There's $1.6 trillion in federal student loan debt nationwide, according to the U.S. Department of Education.
In a state-by-state breakdown, the agency reports 384,000 borrowers with $12.6 billion in federal student loans in Kansas. Meanwhile, Missouri has 834,000 borrowers with $29.6 billion in federal student loans.
Katie Camlin is one of the Americans impacted by President Biden's decision.
“I sent a screenshot immediately to my partner, and I was just like thank God! I think he sent me like a gif of somebody dancing afterwards. We were very relieved," Camlin said.
Camlin said her federal student loan debt total is $26,000, and it impacts how she spends her income.

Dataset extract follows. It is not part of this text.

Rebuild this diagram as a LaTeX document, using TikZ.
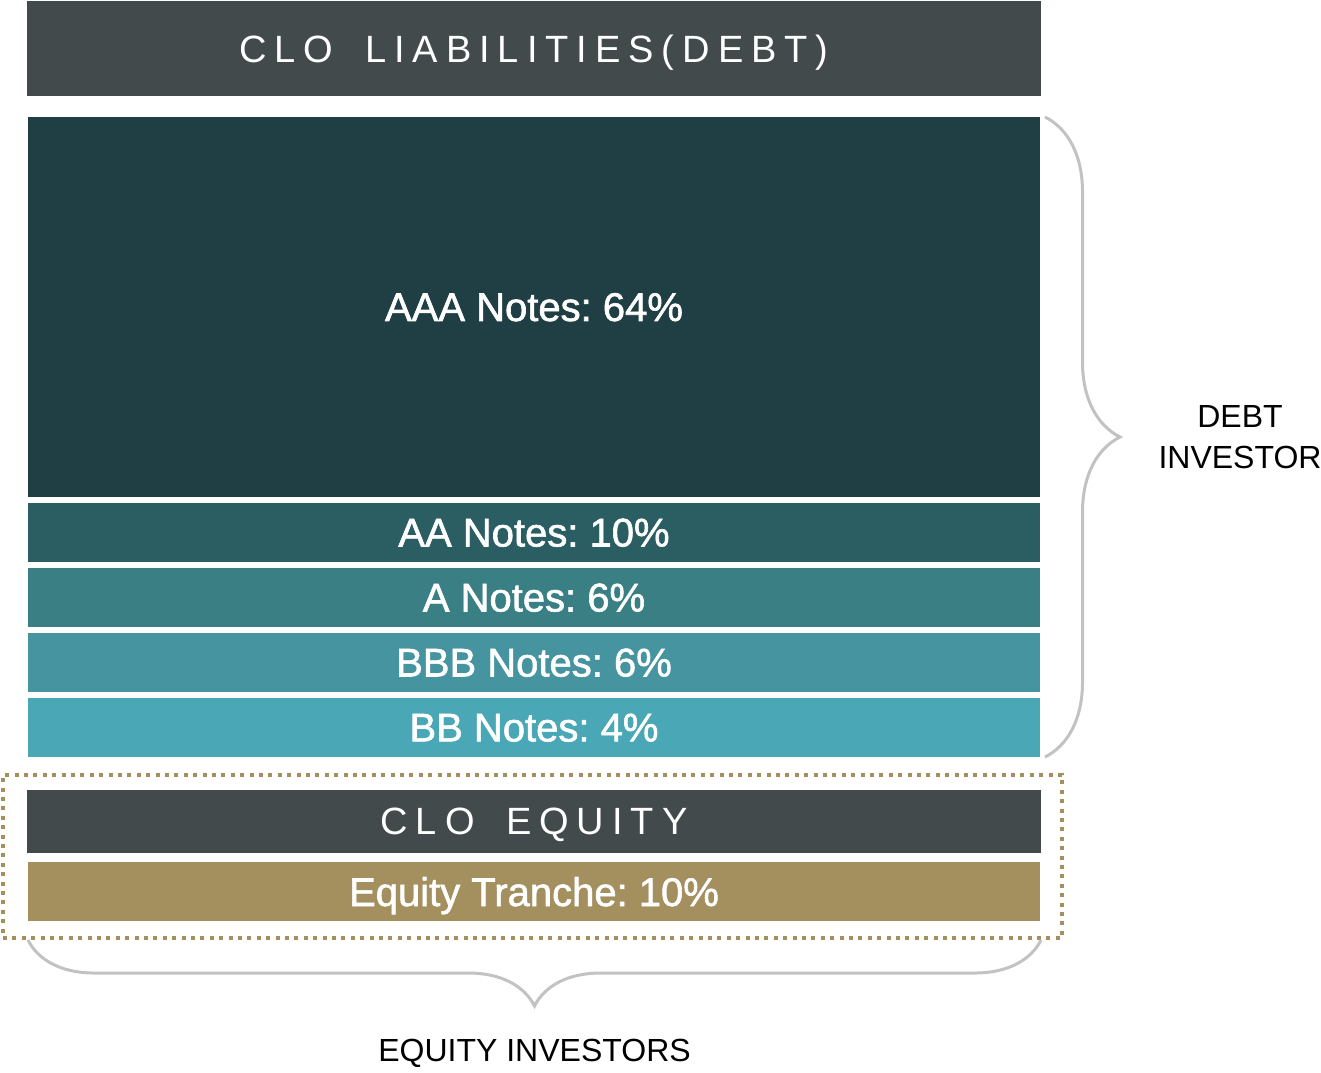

“I have my car payment and our rent and food and a little tiny fraction of fun money and that’s about it," Camlin said. "I’m not traveling. I don’t buy myself a ton of stuff. So, it would be nice to be able to save more and hopefully buy a house, that’s probably what I would do if they were canceled.”
President Biden's decision brought mixed reactions. On Twitter, U.S. Senator Bernie Sanders applauded the president's decision, but called on Biden to cancel student debt. However, U.S. Senator Tom Cotton argued canceling student loan debt is unfair to people who paid their debt or never took out a loan.
Camlin said she recognizes the responsibility that came with taking out her loans.
“It’s tough because we all agreed to the loans. I signed up for it," Camlin said. "But, I really feel like when I was 18, I didn’t quite understand the scope of what it means to have multiple thousands dollars in debt, and so cancelling it would be, I’d probably throw a party. It would be amazing.”
People saddled with thousands of student loan debt have sought help from Stephan Skepnek, an attorney with the Sader Law Firm in Kansas City, Missouri.
"Nothing would make me happier than to have student loan debt go away," Skepnek said. "I can find a different area of law to practice."
Aside from debt cancellation, the attorney argues there are realistic options the Biden administration should consider.
“Lowering interest on outstanding federal student loans, allowing for the availability of looser restrictions on public service loan forgiveness or allowing for people to obtain an additional discharge of their student loan debt through bankruptcy,” Skepnek suggested.
Skepnek said there are many resources available to help people struggling with student loan debt, and the Biden administration as well as the Department of Education should educate borrowers about income-driven repayments plans.
Skepnek explained that under an income-driven repayment plan, payments are permitted on federal student loans that allow borrowers to pay a portion of their discretionary income.
President Biden's decision does not apply to private student loans.
“Private student loans don’t permit borrowers to get out of default," Skepnek said. "There’s no right under federal law for a borrower with private student loan debt to get out of default or to renegotiate the terms of payment. It’s entirely up to the lender."
Skepnek said the bottom line is for people to educate themselves on student loan debt or any debt and understand the problem.